Ce programme vise à reboiser, à planter des arbres d’ombrage à côté des vergers de cacao et à restaurer les écosystèmes locaux. La stratégie est d’atténuer les effets des sécheresses et inondations de plus en plus fréquentes et de préserver la biodiversité agricole au profit du producteur.

Des routes rurales délaissées, un désenclavement attendu

L’état déplorable des routes rurales isole le village. Les pistes rurales sont oubliées ou mal entretenues et, impraticables en saison des pluies, entravant ainsi l’accès aux services de base, la mobilité des personnes, et surtout l’écoulement des produits agricoles vers les marchés.

Le village d’Appromprom Afewa

« La route, c’est notre calvaire », confie le porte-canne du village.

« En ce moment meme, à Bokakokoré, l’eau passe sur le pont du fleuve Manzan, coupant totalement l’accès », déplore N’Draman Sanh, consultant agricole.

« Nous plaidons pour un reprofilage lourd, en attendant un bitumage complet de l’axe Abengourou-Bettié, pour un désenclavement total du village et la relance de l’économique locale.

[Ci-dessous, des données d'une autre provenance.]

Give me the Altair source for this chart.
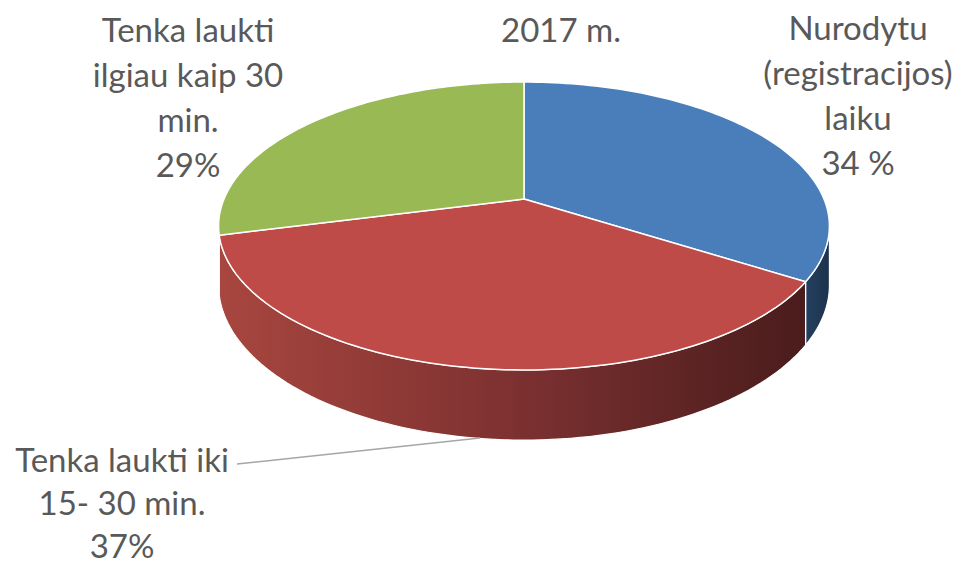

Commune ou sous-Préfecture : un plaidoyer pour le développement d’Apprompon Afêwa

À Apprompon Afêwa, les voix s’élèvent de plus en plus pour réclamer un nouveau statut administratif à la hauteur de l’évolution du village. Pour Séraphin Koualé, le temps est venu d’ériger Apprompon Afêwa en commune ou en chef-lieu de sous-préfecture

« Nous, populations, pensons que notre village a atteint une taille importante L’idéal pour nous, c’est la communalisation, parce que c’est la commune qui pourrait véritablement impulser le développement d’Apprompon Afêwa et des villages environnants », affirme le porte-canne du village Nanan N’Drama Ernest,

Un point de vue partagé par le PCA Koffi N’Gruman. « On a l’impression que sans sous-préfecture, il ne peut pas y avoir de commune. C’est pourquoi nous envisageons la création d’une sous-préfecture comme une étape, une porte d’entrée. Mais, pour nous, la vraie priorité reste la commune », précise M. Koffi. Cela, poursuit-il permettrait au village de disposer d’une meilleure autonomie et de ressources propres pour son essor.